Puis ils s’arrêtent un instant seuls, perdus dans la campagne noire où tinte sans cesse le tocsin. Quand ils rejoignent les insurgés, le jour se lève.
Ce chapitre suit pas à pas les impressions des deux jeunes amants enthousiastes d’amour et de liberté.
Chapitre X. Les insurgés, après plusieurs marches et contremarches, se sont portés dans la petite ville d’Orchères.
Détails historiques. Peu à peu l’enthousiasme des paysans diminue.
Des bruits alarmants se répandent.
Marseille est paisible ; les insurgés se croient trahis ; ils sont seuls en France à protester par les armes. La nouvelle du succès du coup d’État à Paris achève de les démoraliser. Ils vont se débander quand la troupe se présente. Attaque imprévue, et massacre des insurgés. Plusieurs de leurs prisonniers eux-mêmes sont tués par les soldats qui font feu au hasard ; c’est ainsi que le receveur des contributions de Rolleboise reçoit dans la bagarre une blessure mortelle (historique). Mais l’épisode principal du chapitre est la mort de Miette, qu’une balle perdue frappe en pleine poitrine. Désespoir de Silvère, qui reste auprès du corps, et que les soldats font prisonnier. Longue scène de douleur. Pascal Rougon, le médecin, qui a quitté Rolleboise à la suite des soldats, prévoyant qu’on aurait besoin de lui, tente de rappeler la jeune fille à la vie.

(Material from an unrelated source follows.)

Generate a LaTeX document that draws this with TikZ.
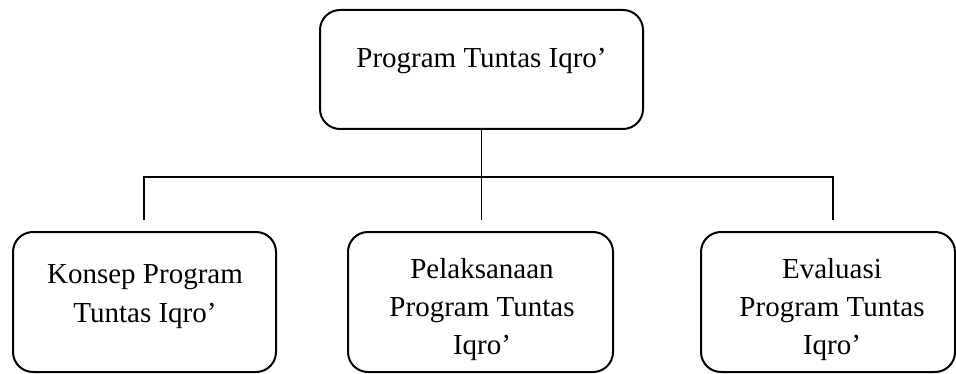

Elle prononce quelques paroles et rend l’âme. Les soldats emmènent Silvère, stupide de douleur.
Chapitre XI. À Rolleboise, Pierre Rougon triomphe. Tante Dide est venue lui rappeler son frère Antoine qui est en prison et qui passera par un conseil de guerre si on ne le fait pas fuir. Lâcheté d’Antoine, qui s’humilie et qui fait bon marché de ses convictions.
Pierre trouve politique de faciliter son évasion, pour que la présence de son frère dans les rangs des insurgés ne le compromette pas. Pendant qu’Antoine prend la fuite, les soldats victorieux repassent par Rolleboise.
Le colonel qui commande la troupe a pris l’atroce mesure de faire des exemples dans les villes qu’il traverse, c’est-à-dire de fusiller à chaque étape deux prisonniers (historique). À Rolleboise, au moment où les soldats vont exécuter cet ordre, le gendarme que Silvère a blessé à l’œil le reconnaît et demande comme un faveur de le choisir pour victime et de le fusiller lui-même (historique).
Comme les prisonniers sont liés deux à deux, le compagnon de Silvère est trainé avec lui au supplice. Épouvantable frayeur de ce malheureux et calme stupide de Silvère, qui songe à Miette morte.
Le gendarme commence par tuer le compagnon du jeune homme, puis d’un coup de pistolet il fracasse la tête de Silvère. Ce double meurtre a lieu à la porte de la ville, brusquement. Aristide Rougon, qui flânait par là, a bien vu les apprêts de l’assassinat de son cousin, mais le misérable a cru bon de laisser le gendarme débarrasser sa famille de ce rejeton illégitime, de ce jeune enthousiaste qui aurait pu devenir compromettant.
Tante Dide, qui est sortie de la ville à la nouvelle du retour des soldats, arrive juste à temps pour voir tomber son petit-fils. Elle a une de ces crises nerveuses qui la rendent presque folle ; elle maudit ses fils : Antoine qui a poussé Silvère à la révolte et Pierre qui n’a pas su empêcher l’assassinat du pauvre enfant.
Elle s’adresse à Pierre, qui vient justement au-devant du préfet pour le féliciter de sa victoire, et lui crie dans une exaltation prophétique : « Le sang de cet enfant retombera sur toute ma descendance. Je le sens à cette heure : si j’ai souffert par vous, vous souffrirez par moi, car il n’ait pas un de vous dans les veines duquel je n’aie mis le malheur. » On emporte la pauvre vieille mourante.
Un court épilogue. Tante Dide meurt quelques jours après ; Pierre Rougon hérite de la place du receveur des contributions tué par mégarde ; Antoine Machard s’est enfui en Piémont ; Aristide Rougon, désespérant de réussir en Province, part pour Paris, où il compte sur l’appui de son frère Eugène. »
Plan de 1868-1869, publié en 1885 dans le Dictionnaire universel illustré de la France contemporaine, de Jules Lermina.